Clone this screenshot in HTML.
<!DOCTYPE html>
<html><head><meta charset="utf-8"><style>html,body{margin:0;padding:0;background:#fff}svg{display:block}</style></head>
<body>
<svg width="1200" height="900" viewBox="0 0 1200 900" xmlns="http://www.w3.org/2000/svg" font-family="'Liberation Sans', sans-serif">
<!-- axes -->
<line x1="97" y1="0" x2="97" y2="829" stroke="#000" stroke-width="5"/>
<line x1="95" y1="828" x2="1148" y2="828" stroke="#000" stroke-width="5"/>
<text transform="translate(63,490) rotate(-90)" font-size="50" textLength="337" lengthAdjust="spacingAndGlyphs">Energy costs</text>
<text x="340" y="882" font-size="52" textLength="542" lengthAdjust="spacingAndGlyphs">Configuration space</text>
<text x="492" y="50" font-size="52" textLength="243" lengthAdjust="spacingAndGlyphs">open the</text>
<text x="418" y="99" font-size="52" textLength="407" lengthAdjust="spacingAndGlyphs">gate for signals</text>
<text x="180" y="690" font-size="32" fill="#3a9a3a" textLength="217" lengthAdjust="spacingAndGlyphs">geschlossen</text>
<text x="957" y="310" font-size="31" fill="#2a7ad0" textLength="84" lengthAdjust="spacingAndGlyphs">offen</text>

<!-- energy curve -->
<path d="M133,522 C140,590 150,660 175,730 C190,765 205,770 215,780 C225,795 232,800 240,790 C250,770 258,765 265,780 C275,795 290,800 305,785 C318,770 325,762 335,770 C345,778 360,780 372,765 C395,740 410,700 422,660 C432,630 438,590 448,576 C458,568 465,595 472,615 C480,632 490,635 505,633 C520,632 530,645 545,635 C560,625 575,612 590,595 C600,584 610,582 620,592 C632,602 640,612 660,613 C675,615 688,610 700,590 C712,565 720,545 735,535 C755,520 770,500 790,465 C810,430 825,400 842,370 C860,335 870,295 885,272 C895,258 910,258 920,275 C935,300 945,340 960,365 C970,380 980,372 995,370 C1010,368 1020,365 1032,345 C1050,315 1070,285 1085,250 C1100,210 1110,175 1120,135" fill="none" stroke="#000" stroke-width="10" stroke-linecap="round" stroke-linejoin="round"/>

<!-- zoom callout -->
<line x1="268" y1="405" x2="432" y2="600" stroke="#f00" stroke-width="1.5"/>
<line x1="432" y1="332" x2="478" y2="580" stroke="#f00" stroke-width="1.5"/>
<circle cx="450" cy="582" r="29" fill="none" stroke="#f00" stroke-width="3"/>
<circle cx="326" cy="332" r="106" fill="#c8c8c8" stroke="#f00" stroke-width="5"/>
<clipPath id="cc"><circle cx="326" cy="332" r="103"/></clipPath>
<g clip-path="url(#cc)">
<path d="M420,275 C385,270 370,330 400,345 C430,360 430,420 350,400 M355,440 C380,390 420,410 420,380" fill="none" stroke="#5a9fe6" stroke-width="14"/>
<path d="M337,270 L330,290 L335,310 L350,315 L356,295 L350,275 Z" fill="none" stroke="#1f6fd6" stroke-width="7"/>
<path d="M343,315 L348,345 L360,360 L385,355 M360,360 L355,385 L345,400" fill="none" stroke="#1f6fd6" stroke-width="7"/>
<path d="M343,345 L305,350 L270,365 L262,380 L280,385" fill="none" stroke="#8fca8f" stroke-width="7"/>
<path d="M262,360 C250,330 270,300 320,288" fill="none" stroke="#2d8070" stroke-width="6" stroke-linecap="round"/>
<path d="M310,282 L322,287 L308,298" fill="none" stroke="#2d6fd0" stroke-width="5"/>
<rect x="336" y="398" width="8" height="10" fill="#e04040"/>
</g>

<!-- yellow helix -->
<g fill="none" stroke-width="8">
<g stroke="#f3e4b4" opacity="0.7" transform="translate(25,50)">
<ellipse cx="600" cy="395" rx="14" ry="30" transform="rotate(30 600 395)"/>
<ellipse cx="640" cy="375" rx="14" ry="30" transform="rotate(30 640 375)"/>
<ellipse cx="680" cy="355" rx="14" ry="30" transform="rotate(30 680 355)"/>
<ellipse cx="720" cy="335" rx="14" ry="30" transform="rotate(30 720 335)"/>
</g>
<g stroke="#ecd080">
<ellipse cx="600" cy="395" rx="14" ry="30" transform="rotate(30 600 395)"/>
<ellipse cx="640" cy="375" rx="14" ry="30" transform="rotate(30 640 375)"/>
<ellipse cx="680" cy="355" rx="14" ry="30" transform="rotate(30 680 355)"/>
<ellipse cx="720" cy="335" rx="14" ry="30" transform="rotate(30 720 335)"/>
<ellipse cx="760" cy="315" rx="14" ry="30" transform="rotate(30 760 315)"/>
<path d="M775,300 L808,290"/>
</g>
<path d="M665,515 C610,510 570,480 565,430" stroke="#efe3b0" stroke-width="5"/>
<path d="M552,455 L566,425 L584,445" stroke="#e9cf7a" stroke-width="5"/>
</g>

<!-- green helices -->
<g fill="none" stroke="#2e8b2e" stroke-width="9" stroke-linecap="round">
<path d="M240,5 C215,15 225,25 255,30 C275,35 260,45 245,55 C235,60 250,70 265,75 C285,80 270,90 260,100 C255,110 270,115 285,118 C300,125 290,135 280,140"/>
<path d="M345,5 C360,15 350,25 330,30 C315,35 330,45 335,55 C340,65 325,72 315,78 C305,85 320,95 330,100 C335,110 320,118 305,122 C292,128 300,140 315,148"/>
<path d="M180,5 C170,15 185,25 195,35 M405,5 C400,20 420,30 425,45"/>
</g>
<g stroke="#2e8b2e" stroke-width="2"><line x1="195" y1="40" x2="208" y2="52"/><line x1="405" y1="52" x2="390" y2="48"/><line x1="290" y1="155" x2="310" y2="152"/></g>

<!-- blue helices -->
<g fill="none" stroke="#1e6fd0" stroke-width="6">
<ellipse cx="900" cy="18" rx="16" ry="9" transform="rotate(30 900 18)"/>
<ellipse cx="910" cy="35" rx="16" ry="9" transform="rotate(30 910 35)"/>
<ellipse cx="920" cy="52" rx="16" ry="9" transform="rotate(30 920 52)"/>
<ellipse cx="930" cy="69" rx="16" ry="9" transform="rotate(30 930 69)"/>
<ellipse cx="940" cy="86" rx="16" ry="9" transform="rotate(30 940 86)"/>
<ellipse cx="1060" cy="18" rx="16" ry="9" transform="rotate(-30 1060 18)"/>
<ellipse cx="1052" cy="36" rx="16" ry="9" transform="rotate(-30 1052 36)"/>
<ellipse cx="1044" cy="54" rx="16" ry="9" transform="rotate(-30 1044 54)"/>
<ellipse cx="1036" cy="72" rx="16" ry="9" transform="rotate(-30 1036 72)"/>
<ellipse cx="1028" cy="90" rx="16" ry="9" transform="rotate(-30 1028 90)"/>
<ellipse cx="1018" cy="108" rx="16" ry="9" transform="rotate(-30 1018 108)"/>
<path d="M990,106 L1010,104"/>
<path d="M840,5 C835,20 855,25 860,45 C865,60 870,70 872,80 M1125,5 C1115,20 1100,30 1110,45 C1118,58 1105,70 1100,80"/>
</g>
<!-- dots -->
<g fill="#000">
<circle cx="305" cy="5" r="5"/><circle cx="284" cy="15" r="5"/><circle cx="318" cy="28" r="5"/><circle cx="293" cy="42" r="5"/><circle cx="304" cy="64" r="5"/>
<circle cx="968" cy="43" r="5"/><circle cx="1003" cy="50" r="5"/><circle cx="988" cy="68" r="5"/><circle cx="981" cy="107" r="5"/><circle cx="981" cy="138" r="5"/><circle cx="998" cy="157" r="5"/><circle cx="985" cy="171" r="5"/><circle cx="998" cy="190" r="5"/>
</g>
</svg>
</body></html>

Direction →
Reproduce each line verbatim.

Result of the task →
Clone this screenshot in HTML.
<!DOCTYPE html>
<html><head><meta charset="utf-8"><style>html,body{margin:0;padding:0;background:#fff}svg{display:block}</style></head>
<body>
<svg width="1200" height="900" viewBox="0 0 1200 900" xmlns="http://www.w3.org/2000/svg" font-family="'Liberation Sans', sans-serif">
<!-- axes -->
<line x1="97" y1="0" x2="97" y2="829" stroke="#000" stroke-width="5"/>
<line x1="95" y1="828" x2="1148" y2="828" stroke="#000" stroke-width="5"/>
<text transform="translate(63,490) rotate(-90)" font-size="50" textLength="337" lengthAdjust="spacingAndGlyphs">Energy costs</text>
<text x="340" y="882" font-size="52" textLength="542" lengthAdjust="spacingAndGlyphs">Configuration space</text>
<text x="492" y="50" font-size="52" textLength="243" lengthAdjust="spacingAndGlyphs">open the</text>
<text x="418" y="99" font-size="52" textLength="407" lengthAdjust="spacingAndGlyphs">gate for signals</text>
<text x="180" y="690" font-size="32" fill="#3a9a3a" textLength="217" lengthAdjust="spacingAndGlyphs">geschlossen</text>
<text x="957" y="310" font-size="31" fill="#2a7ad0" textLength="84" lengthAdjust="spacingAndGlyphs">offen</text>

<!-- energy curve -->
<path d="M133,522 C140,590 150,660 175,730 C190,765 205,770 215,780 C225,795 232,800 240,790 C250,770 258,765 265,780 C275,795 290,800 305,785 C318,770 325,762 335,770 C345,778 360,780 372,765 C395,740 410,700 422,660 C432,630 438,590 448,576 C458,568 465,595 472,615 C480,632 490,635 505,633 C520,632 530,645 545,635 C560,625 575,612 590,595 C600,584 610,582 620,592 C632,602 640,612 660,613 C675,615 688,610 700,590 C712,565 720,545 735,535 C755,520 770,500 790,465 C810,430 825,400 842,370 C860,335 870,295 885,272 C895,258 910,258 920,275 C935,300 945,340 960,365 C970,380 980,372 995,370 C1010,368 1020,365 1032,345 C1050,315 1070,285 1085,250 C1100,210 1110,175 1120,135" fill="none" stroke="#000" stroke-width="10" stroke-linecap="round" stroke-linejoin="round"/>

<!-- zoom callout -->
<line x1="268" y1="405" x2="432" y2="600" stroke="#f00" stroke-width="1.5"/>
<line x1="432" y1="332" x2="478" y2="580" stroke="#f00" stroke-width="1.5"/>
<circle cx="450" cy="582" r="29" fill="none" stroke="#f00" stroke-width="3"/>
<circle cx="326" cy="332" r="106" fill="#c8c8c8" stroke="#f00" stroke-width="5"/>
<clipPath id="cc"><circle cx="326" cy="332" r="103"/></clipPath>
<g clip-path="url(#cc)">
<path d="M420,275 C385,270 370,330 400,345 C430,360 430,420 350,400 M355,440 C380,390 420,410 420,380" fill="none" stroke="#5a9fe6" stroke-width="14"/>
<path d="M337,270 L330,290 L335,310 L350,315 L356,295 L350,275 Z" fill="none" stroke="#1f6fd6" stroke-width="7"/>
<path d="M343,315 L348,345 L360,360 L385,355 M360,360 L355,385 L345,400" fill="none" stroke="#1f6fd6" stroke-width="7"/>
<path d="M343,345 L305,350 L270,365 L262,380 L280,385" fill="none" stroke="#8fca8f" stroke-width="7"/>
<path d="M262,360 C250,330 270,300 320,288" fill="none" stroke="#2d8070" stroke-width="6" stroke-linecap="round"/>
<path d="M310,282 L322,287 L308,298" fill="none" stroke="#2d6fd0" stroke-width="5"/>
<rect x="336" y="398" width="8" height="10" fill="#e04040"/>
</g>

<!-- yellow helix -->
<g fill="none" stroke-width="8">
<g stroke="#f3e4b4" opacity="0.7" transform="translate(25,50)">
<ellipse cx="600" cy="395" rx="14" ry="30" transform="rotate(30 600 395)"/>
<ellipse cx="640" cy="375" rx="14" ry="30" transform="rotate(30 640 375)"/>
<ellipse cx="680" cy="355" rx="14" ry="30" transform="rotate(30 680 355)"/>
<ellipse cx="720" cy="335" rx="14" ry="30" transform="rotate(30 720 335)"/>
</g>
<g stroke="#ecd080">
<ellipse cx="600" cy="395" rx="14" ry="30" transform="rotate(30 600 395)"/>
<ellipse cx="640" cy="375" rx="14" ry="30" transform="rotate(30 640 375)"/>
<ellipse cx="680" cy="355" rx="14" ry="30" transform="rotate(30 680 355)"/>
<ellipse cx="720" cy="335" rx="14" ry="30" transform="rotate(30 720 335)"/>
<ellipse cx="760" cy="315" rx="14" ry="30" transform="rotate(30 760 315)"/>
<path d="M775,300 L808,290"/>
</g>
<path d="M665,515 C610,510 570,480 565,430" stroke="#efe3b0" stroke-width="5"/>
<path d="M552,455 L566,425 L584,445" stroke="#e9cf7a" stroke-width="5"/>
</g>

<!-- green helices -->
<g fill="none" stroke="#2e8b2e" stroke-width="9" stroke-linecap="round">
<path d="M240,5 C215,15 225,25 255,30 C275,35 260,45 245,55 C235,60 250,70 265,75 C285,80 270,90 260,100 C255,110 270,115 285,118 C300,125 290,135 280,140"/>
<path d="M345,5 C360,15 350,25 330,30 C315,35 330,45 335,55 C340,65 325,72 315,78 C305,85 320,95 330,100 C335,110 320,118 305,122 C292,128 300,140 315,148"/>
<path d="M180,5 C170,15 185,25 195,35 M405,5 C400,20 420,30 425,45"/>
</g>
<g stroke="#2e8b2e" stroke-width="2"><line x1="195" y1="40" x2="208" y2="52"/><line x1="405" y1="52" x2="390" y2="48"/><line x1="290" y1="155" x2="310" y2="152"/></g>

<!-- blue helices -->
<g fill="none" stroke="#1e6fd0" stroke-width="6">
<ellipse cx="900" cy="18" rx="16" ry="9" transform="rotate(30 900 18)"/>
<ellipse cx="910" cy="35" rx="16" ry="9" transform="rotate(30 910 35)"/>
<ellipse cx="920" cy="52" rx="16" ry="9" transform="rotate(30 920 52)"/>
<ellipse cx="930" cy="69" rx="16" ry="9" transform="rotate(30 930 69)"/>
<ellipse cx="940" cy="86" rx="16" ry="9" transform="rotate(30 940 86)"/>
<ellipse cx="1060" cy="18" rx="16" ry="9" transform="rotate(-30 1060 18)"/>
<ellipse cx="1052" cy="36" rx="16" ry="9" transform="rotate(-30 1052 36)"/>
<ellipse cx="1044" cy="54" rx="16" ry="9" transform="rotate(-30 1044 54)"/>
<ellipse cx="1036" cy="72" rx="16" ry="9" transform="rotate(-30 1036 72)"/>
<ellipse cx="1028" cy="90" rx="16" ry="9" transform="rotate(-30 1028 90)"/>
<ellipse cx="1018" cy="108" rx="16" ry="9" transform="rotate(-30 1018 108)"/>
<path d="M990,106 L1010,104"/>
<path d="M840,5 C835,20 855,25 860,45 C865,60 870,70 872,80 M1125,5 C1115,20 1100,30 1110,45 C1118,58 1105,70 1100,80"/>
</g>
<!-- dots -->
<g fill="#000">
<circle cx="305" cy="5" r="5"/><circle cx="284" cy="15" r="5"/><circle cx="318" cy="28" r="5"/><circle cx="293" cy="42" r="5"/><circle cx="304" cy="64" r="5"/>
<circle cx="968" cy="43" r="5"/><circle cx="1003" cy="50" r="5"/><circle cx="988" cy="68" r="5"/><circle cx="981" cy="107" r="5"/><circle cx="981" cy="138" r="5"/><circle cx="998" cy="157" r="5"/><circle cx="985" cy="171" r="5"/><circle cx="998" cy="190" r="5"/>
</g>
</svg>
</body></html>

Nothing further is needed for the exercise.